Suppose the property (z, z₀) extensive, and, if possible, that the lower limit of r₀ is zero. Let then ζ be a point such that the lower limit of r₀ is zero for points z₀ within a circle about ζ however small; let r be the radius of the neighbourhood proper to ζ; take z₀ so that ${\displaystyle |z_{0}-\zeta |\leq {\frac {1}{2}}r}$; the property (z, z₀), being extensive, holds within a circle, centre z₀, of radius ${\displaystyle r-|z_{0}-\zeta |}$, which is greater than ${\displaystyle |z_{0}-\zeta |}$, and increases to r as ${\displaystyle |z_{0}-\zeta |}$ diminishes; this being true for all points z₀ near ζ, the lower limit of r₀ is not zero for the neighbourhood of ζ, contrary to what was supposed.
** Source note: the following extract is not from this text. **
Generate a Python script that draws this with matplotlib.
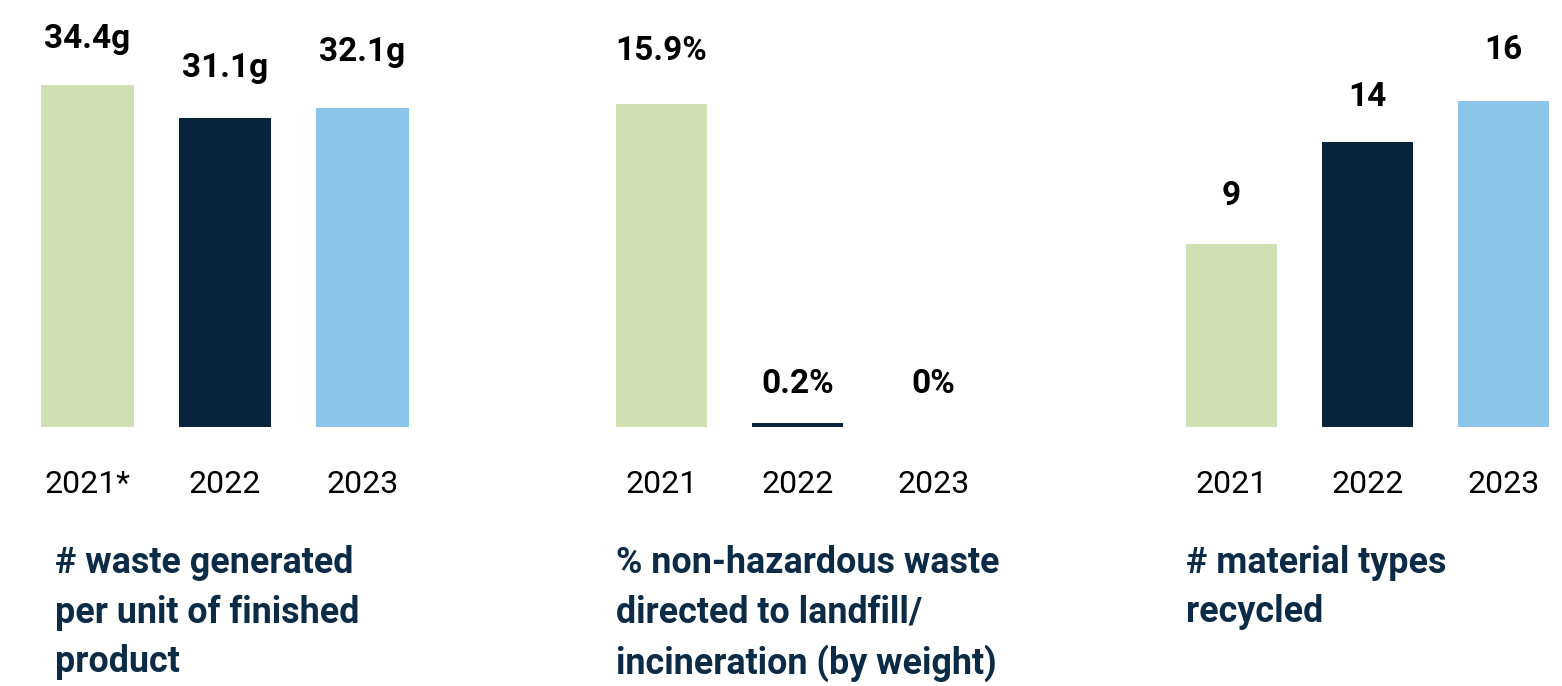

This proves (A). Also, as is here shown that ${\displaystyle r_{0}\geq r-|z_{0}-\zeta |}$, may similarly be shown that ${\displaystyle r\geq r_{0}-|z_{0}-\zeta |}$. Thus r₀ differs arbitrarily little from r when ${\displaystyle |z_{0}-\zeta |}$ is sufficiently small; that is, r₀ varies continuously with z₀. Next suppose the function ${\displaystyle f(x,y)}$, which has a definite finite value at every point of the region considered, to be continuous but not necessarily real, so that about every point z₀, within or upon the boundary of the region, η being an arbitrary real positive quantity assigned beforehand, a circle is possible, so that for all points z of the region interior to this circle, we have ${\displaystyle |f(x,y)-f(x_{0},y_{0})|<{\frac {1}{2}}\eta }$, and therefore (x', y') being any other point interior to this circle, ${\displaystyle f(x',y')-f(x,y)|<\eta }$. We can then apply the result (A) obtained above, taking for the neighbourhood proper to any point z₀ the circular area within which, for any two points (x, y ), (x', y'), we have ${\displaystyle |f(x',y')-f(x,y)|<\eta }$. This is clearly an extensive property. Thus, a number r is assignable, greater than zero, such that, for any two points (x, y), (x', y') within a circle ${\displaystyle |z-z_{0}|=r}$ about any point z₀, we have |${\displaystyle |f(x',y')-f(x,y)|<\eta }$, and, in particular, ${\displaystyle |f(x,y)-f(x_{0},y_{0})|<\eta }$, where η is an arbitrary real positive quantity agreed upon beforehand.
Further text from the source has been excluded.